Money Magazine ranked UW–Madison 45th overall in its annual listing of Best Colleges for Your Money, and 27th among public universities.
Data used to determine the list include a value ranking that evaluates colleges on educational quality, affordability and alumni success. The ranking features colleges in what Money calls the “Paycheck League” — schools that provide a boost in the job market and offer graduates the best odds of real-world success.
Money reviewed 711 schools on 27 factors in three categories: quality of education, affordability and outcomes.
For quality of education, each school’s six-year graduation rate and its “value-added” graduation rate make up most of this measure. But this year, Money added a new indicator of financial stability. Points were subtracted from colleges showing signs of distress — for example, being listed as financially troubled by the U.S. Department of Education, bond rating agencies, or accreditors.

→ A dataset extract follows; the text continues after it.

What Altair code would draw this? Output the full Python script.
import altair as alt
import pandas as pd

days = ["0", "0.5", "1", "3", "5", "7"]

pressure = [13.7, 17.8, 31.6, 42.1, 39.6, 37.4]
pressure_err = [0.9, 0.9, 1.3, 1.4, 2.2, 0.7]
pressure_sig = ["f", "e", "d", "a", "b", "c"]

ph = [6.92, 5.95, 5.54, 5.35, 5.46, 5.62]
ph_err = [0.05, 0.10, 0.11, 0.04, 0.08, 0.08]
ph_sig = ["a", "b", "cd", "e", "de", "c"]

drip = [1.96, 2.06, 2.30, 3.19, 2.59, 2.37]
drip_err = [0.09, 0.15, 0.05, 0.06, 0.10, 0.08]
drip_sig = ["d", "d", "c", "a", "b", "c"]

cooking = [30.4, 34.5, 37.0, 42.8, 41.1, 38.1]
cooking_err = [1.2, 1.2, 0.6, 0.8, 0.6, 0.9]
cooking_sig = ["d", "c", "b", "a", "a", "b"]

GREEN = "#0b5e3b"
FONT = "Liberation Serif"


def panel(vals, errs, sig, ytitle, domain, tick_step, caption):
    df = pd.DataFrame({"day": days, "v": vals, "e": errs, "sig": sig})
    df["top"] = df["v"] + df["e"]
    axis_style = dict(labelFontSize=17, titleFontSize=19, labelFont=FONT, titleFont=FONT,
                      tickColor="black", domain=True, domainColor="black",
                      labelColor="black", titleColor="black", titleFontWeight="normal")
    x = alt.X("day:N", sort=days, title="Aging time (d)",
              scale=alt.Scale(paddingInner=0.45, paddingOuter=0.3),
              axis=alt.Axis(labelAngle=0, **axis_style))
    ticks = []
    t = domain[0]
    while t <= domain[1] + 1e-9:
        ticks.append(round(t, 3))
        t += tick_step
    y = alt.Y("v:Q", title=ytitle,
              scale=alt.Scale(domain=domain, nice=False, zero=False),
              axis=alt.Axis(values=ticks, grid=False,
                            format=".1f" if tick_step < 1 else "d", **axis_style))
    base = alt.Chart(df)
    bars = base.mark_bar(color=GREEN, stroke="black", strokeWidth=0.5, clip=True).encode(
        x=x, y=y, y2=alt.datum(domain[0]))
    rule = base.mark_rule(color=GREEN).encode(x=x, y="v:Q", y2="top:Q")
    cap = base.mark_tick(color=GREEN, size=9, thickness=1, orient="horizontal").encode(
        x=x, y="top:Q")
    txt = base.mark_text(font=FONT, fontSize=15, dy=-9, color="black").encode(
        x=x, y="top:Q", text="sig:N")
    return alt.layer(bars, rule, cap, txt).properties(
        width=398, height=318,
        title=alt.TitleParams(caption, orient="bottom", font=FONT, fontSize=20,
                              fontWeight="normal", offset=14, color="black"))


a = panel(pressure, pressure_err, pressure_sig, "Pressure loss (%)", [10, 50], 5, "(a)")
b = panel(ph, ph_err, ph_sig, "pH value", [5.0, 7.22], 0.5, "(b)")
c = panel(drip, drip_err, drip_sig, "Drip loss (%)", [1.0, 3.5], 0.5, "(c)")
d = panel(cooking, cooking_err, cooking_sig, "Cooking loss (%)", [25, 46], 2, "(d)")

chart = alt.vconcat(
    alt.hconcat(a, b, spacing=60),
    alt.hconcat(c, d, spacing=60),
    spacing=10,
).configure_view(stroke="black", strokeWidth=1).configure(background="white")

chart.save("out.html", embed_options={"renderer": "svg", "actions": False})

For affordability, short-term gauges include the net costs students actually pay (after aid is subtracted), the length of time it takes students to earn degrees, and the amount students and parents typically borrow through federal programs. Long-term measures include student loan default and repayment rates.
Outcomes are primarily based on alumni salary data as reported on Payscale.com and the federal College Scorecard. Money also includes a value-added analysis of the PayScale earnings reports, accounting for the socioeconomic background of the student body and the mix of majors. Money also uses data from LinkedIn and Burning Glass Technologies to measure the market value of each school’s alumni.
Last year, UW–Madison ranked 63rd. Methodology changed this year to now include categories for financial troubles and socio-economic mobility.